夢の起源は神さまです。そして、神さまの夢の解き明かし、神さまのご計画を彼は明らかにしていくわけですよね。
▼そして、「神が」「神が」と二回続けて、51節にマナセ――「神が私のすべての労苦と、私の父の家のすべてのことを忘れさせてくださった」 ▼そして52節にエフライム――「神が、私の苦しみの地で、私を実り多い者としてくださった」
このようにして、彼は苦しみの中で、信仰というものを学んで行くんですよね。 その信仰の特色は、《神という言葉が主語》になって表現されている。 つまり牢獄であろうが、エジプトの宰相であろうが、どんな人生の境遇にあっても、 神がどうにかしてくださる、という《神という主語》が彼の人生日記の中に記されている。 これを「信仰者」と言うんですよね。
私たちが人生日記を書く時に、「神が」と言う主語が一行も入って来ない日記を書くこともできます。 今日一日を振り返った時に、すべてその辛いこと、○▼さんに▼△を言われたとか、自分の人生はこうであったとか、医者の判断はこうであったとか、家族はこうだとか。 その日記の行(くだり)に、「神が」という言葉が一行も入って来ないですよね。
ヨセフは、神さまの可能性を、牢獄にあって忘れませんでした。 自分がどんなに無力であっても、神が私を用いてくださるなら、夢を解くこともできる。 自分は神の信頼を裏切ることはできない。

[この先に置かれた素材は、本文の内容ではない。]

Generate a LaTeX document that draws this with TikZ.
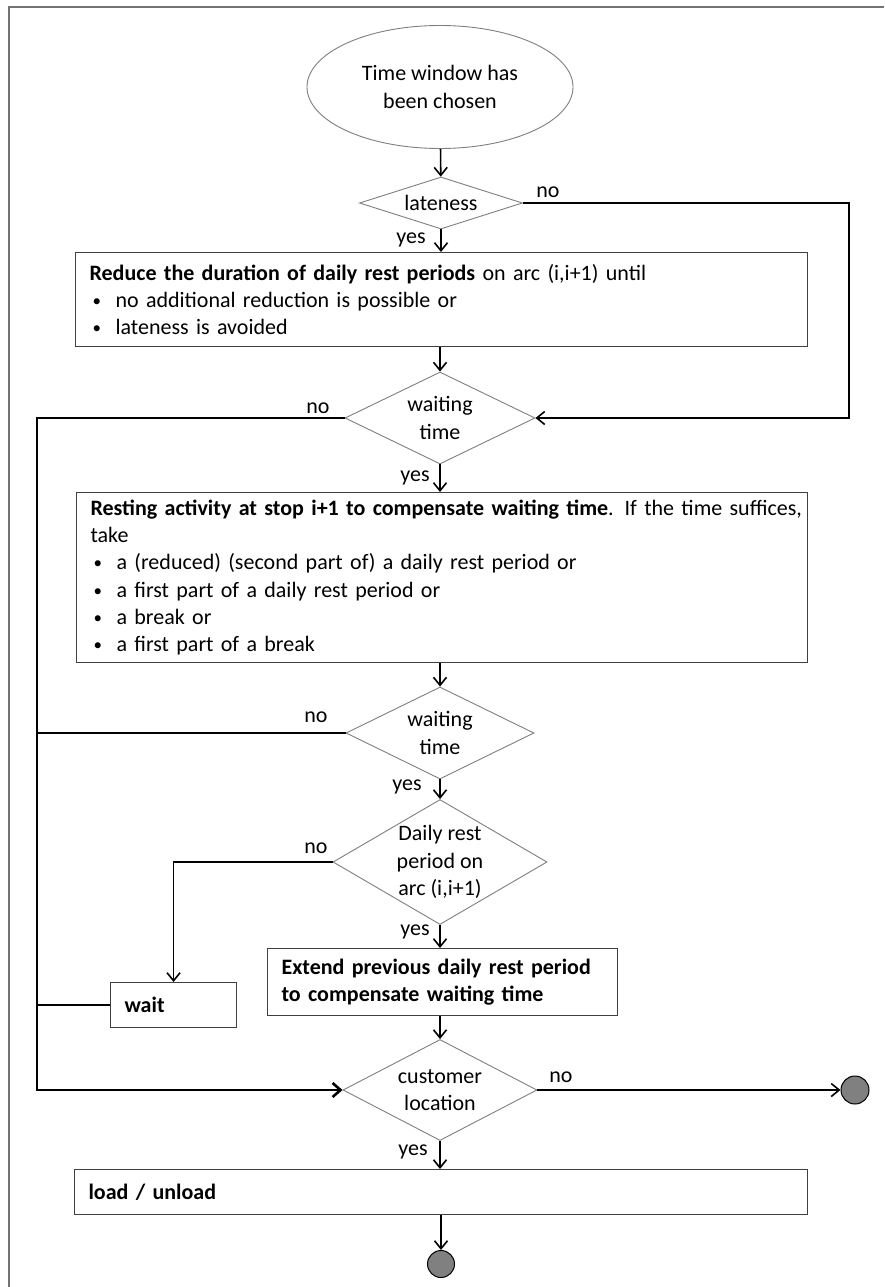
\documentclass[tikz,border=0pt]{standalone}
\usepackage{fontspec}
\setmainfont{Carlito}
\usetikzlibrary{shapes.geometric,arrows.meta,calc}
\definecolor{diagray}{HTML}{7F7F7F}
\definecolor{boxgray}{HTML}{404040}
\definecolor{endgray}{HTML}{808080}
\definecolor{framegray}{HTML}{737373}
\newcommand{\myb}{\hspace*{3pt}\makebox[23pt][l]{\raisebox{1pt}{\fontsize{17}{17}\selectfont •}}}
\begin{document}
\begin{tikzpicture}[x=1pt,y=-1pt,
  every node/.style={font=\fontsize{22}{27.3}\selectfont},
  dia/.style={diamond, draw=diagray, line width=0.9pt, inner sep=0pt},
  dtext/.style={align=center, inner sep=0pt},
  box/.style={draw=boxgray, line width=1.1pt, rectangle, align=left, anchor=north west, inner xsep=14pt, inner ysep=0pt},
  lbl/.style={inner sep=0pt},
  conn/.style={line width=1.6pt, draw=black},
  arr/.style={conn, -{Straight Barb[length=8pt,width=13pt]}},
  trunk/.style={line width=2.6pt, draw=black},
  endc/.style={circle, draw=black, fill=endgray, line width=1pt, minimum size=28pt, inner sep=0pt}
]
\useasboundingbox (0,0) rectangle (884,1287);
\fill[white] (0,0) rectangle (884,1287);
\draw[framegray, line width=2.5pt] (9,1287) -- (9,7) -- (884,7);

% shapes
\node[ellipse, draw=diagray, line width=0.9pt, minimum width=266pt, minimum height=123pt, inner sep=0pt, align=center] (start) at (440,87) {Time window has\\been chosen};

\node[dia, minimum width=163pt, minimum height=52pt] (d1) at (441,203) {};
\node[dtext] (d1t) at (d1) {lateness};

\node[box, minimum width=732pt, minimum height=94pt, text width=704pt] (b1) at (75,252)
 {\mbox{\textbf{Reduce the duration of daily rest periods} on arc (i,i+1) until}\\
  \myb no additional reduction is possible or\\
  \myb lateness is avoided};

\node[dia, minimum width=190pt, minimum height=92pt] (d2) at (440,418) {};
\node[dtext] (d2t) at (d2) {waiting\\time};

\node[box, minimum width=731pt, minimum height=170pt, text width=703pt] (b2) at (76,492)
 {\mbox{\textbf{Resting activity at stop i+1 to compensate waiting time}. If the time suffices,}\\
  take\\
  \myb a (reduced) (second part of) a daily rest period or\\
  \myb a first part of a daily rest period or\\
  \myb a break or\\
  \myb a first part of a break};

\node[dia, minimum width=188pt, minimum height=92pt] (d3) at (440,733) {};
\node[dtext] (d3t) at (d3) {waiting\\time};

\node[dia, minimum width=214pt, minimum height=125pt] (d4) at (440,862) {};
\node[dtext] (d4t) at (d4) {Daily rest\\period on\\arc (i,i+1)};

\node[box, minimum width=350pt, minimum height=67pt, text width=322pt] (b3) at (267,948)
 {\textbf{Extend previous daily rest period}\\\textbf{to compensate waiting time}};

\node[box, minimum width=126pt, minimum height=45pt, text width=98pt] (w) at (110,982)
 {\textbf{wait}};

\node[dia, minimum width=194pt, minimum height=101pt] (d5) at (440,1090) {};
\node[dtext] (d5t) at (d5) {customer\\location};

\node[box, minimum width=733pt, minimum height=45pt, text width=705pt] (b4) at (74,1169)
 {\textbf{load / unload}};

\node[endc] (e1) at (855,1090) {};
\node[endc, minimum size=27pt] (e2) at (441,1264) {};

% helper coordinates
\coordinate (r1) at (849,203);
\coordinate (t2) at (37,1090);

% connectors
\draw[arr] (start) -- (d1);
\draw[arr] (d1.south) -- (d1.south |- b1.north);
\draw[arr] (d1.east) -- (r1) |- (d2.east);
\draw[arr] (d2.north |- b1.south) -- (d2.north);
\draw[arr] (d2.south) -- (d2.south |- b2.north);
\draw[arr] (d3.north |- b2.south) -- (d3.north);
\draw[arr] (d3.south) -- (d4.north);
\draw[arr] (d4.south) -- (d4.south |- b3.north);
\draw[arr] (d4.west) -| (w.north);
\draw[arr] (d5.north |- b3.south) -- (d5.north);
\draw[trunk, -{Straight Barb[length=8pt,width=14pt]}] (d2.west) -| (t2) -- (d5.west);
\draw[conn] (d3.west) -- (d3.west -| t2);
\draw[conn] (w.west) -- (w.west -| t2);
\draw[arr] (d5.east) -- (e1.west);
\draw[arr] (d5.south) -- (d5.south |- b4.north);
\draw[arr] (b4.south -| e2.north) -- (e2.north);

% labels
\node[lbl] (l1) at (548,192) {no};
\node[lbl] (l2) at (411,240) {yes};
\node[lbl] (l3) at (318,408) {no};
\node[lbl] (l4) at (415,478) {yes};
\node[lbl] (l5) at (316,717) {no};
\node[lbl] (l6) at (407,787) {yes};
\node[lbl] (l7) at (316,848) {no};
\node[lbl] (l8) at (415,932) {yes};
\node[lbl] (l9) at (561,1077) {no};
\node[lbl] (l10) at (413,1152) {yes};
\end{tikzpicture}
\end{document}
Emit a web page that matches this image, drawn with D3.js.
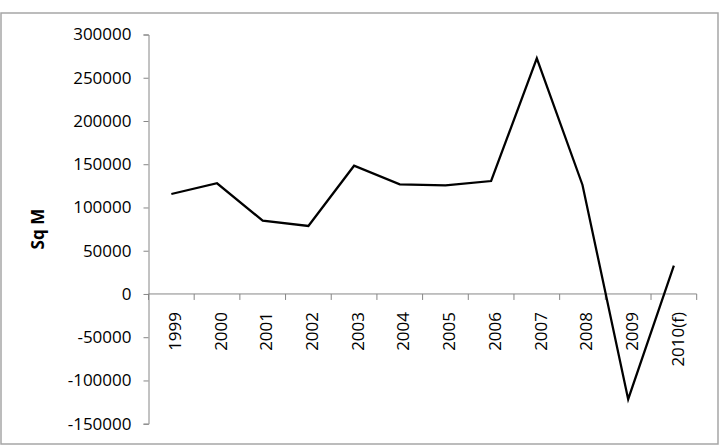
<!DOCTYPE html>
<html>
<head>
<meta charset="utf-8">
<script src="https://cdn.jsdelivr.net/npm/d3@7"></script>
<style>
  body { margin: 0; background: #fff; }
</style>
</head>
<body>
<div id="chart"></div>
<script>
const years = ['1999', '2000', '2001', '2002', '2003', '2004', '2005', '2006', '2007', '2008', '2009', '2010(f)'];
const sqm = [115600, 128000, 84700, 78600, 148300, 126800, 125700, 130600, 272500, 126000, -121700, 32700];
const yTicks = [-150000, -100000, -50000, 0, 50000, 100000, 150000, 200000, 250000, 300000];

const width = 723;
const height = 448;
const font = 'Open Sans, Liberation Sans, sans-serif';
const axisColor = '#868686';

const data = years.map((d, i) => ({ year: d, value: sqm[i] }));

const x = d3.scaleBand()
    .domain(years)
    .range([148.5, 696.7])
    .padding(0);

const y = d3.scaleLinear()
    .domain([-150000, 300000])
    .range([423.7, 34.5]);

const svg = d3.select('#chart')
    .append('svg')
    .attr('width', width)
    .attr('height', height);

// chart border
svg.append('rect')
    .attr('x', 1)
    .attr('y', 13)
    .attr('width', 717)
    .attr('height', 431)
    .attr('fill', 'none')
    .attr('stroke', '#a6a6a6')
    .attr('stroke-width', 1.5);

// y axis, plain hyphen for negatives like the original
const yAxis = svg.append('g')
    .attr('transform', `translate(${x.range()[0]}, 0)`)
    .call(d3.axisLeft(y).tickValues(yTicks).tickFormat(d => String(d)).tickSize(5).tickPadding(12));
yAxis.selectAll('path, line').attr('stroke', axisColor);
yAxis.selectAll('text')
    .attr('font-family', font)
    .attr('font-size', '17px')
    .attr('fill', '#000');

// x axis (ticks between categories, like Excel)
const xAxis = svg.append('g')
    .attr('transform', `translate(0, ${y(0)})`);
xAxis.append('line')
    .attr('x1', x.range()[0])
    .attr('x2', x.range()[1])
    .attr('stroke', axisColor);
const bounds = years.map(d => x(d)).concat([x.range()[1]]);
xAxis.selectAll('.tick')
    .data(bounds)
    .join('line')
    .attr('class', 'tick')
    .attr('x1', d => d)
    .attr('x2', d => d)
    .attr('y1', 0)
    .attr('y2', 6)
    .attr('stroke', axisColor);
xAxis.selectAll('text')
    .data(years)
    .join('text')
    .attr('transform', d => `translate(${x(d) + x.bandwidth() / 2}, 18) rotate(-90)`)
    .attr('dy', '0.57em')
    .attr('text-anchor', 'end')
    .attr('font-family', font)
    .attr('font-size', '17px')
    .attr('fill', '#000')
    .text(d => d);

// y axis title
svg.append('text')
    .attr('transform', `translate(38, ${(y.range()[0] + y.range()[1]) / 2}) rotate(-90)`)
    .attr('dy', '0.35em')
    .attr('text-anchor', 'middle')
    .attr('font-family', font)
    .attr('font-size', '17px')
    .attr('font-weight', 'bold')
    .text('Sq M');

// line
const line = d3.line()
    .x(d => x(d.year) + x.bandwidth() / 2)
    .y(d => y(d.value));

svg.append('path')
    .datum(data)
    .attr('fill', 'none')
    .attr('stroke', '#000')
    .attr('stroke-width', 2.25)
    .attr('stroke-linejoin', 'miter')
    .attr('d', line);
</script>
</body>
</html>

なぜなら神は、私を信頼しておられるから。 そして実り豊かな者になるのは、人生の順調な場面ではない。 苦しみの中で実り豊かな者になって初めて、私は精錬された金のように神の御前で練られていくんだという――これが信仰者の確信であります。
☆お祈りをいたします――藤本牧師 「神が」と言う主語がヨセフの人生日記の中に何度か出てくるのを確認いたしました。そしてその日記のすべての象徴が、ヨセフに与えられた二人の子どもの名前に付けられていたことを覚えます。私たちも子どもを愛します。あるいは私たちもそういう名前をいただきました。 時にそういう出来事の中に、或いは人生の様々な出来事の中に、あなたに対する期待、あなたに対する感謝、あなたに対する祈り、訴えがきちんと入るような人生日記を書く者とさせてください。イエス・キリストの御名によってお祈りいたします。アーメン。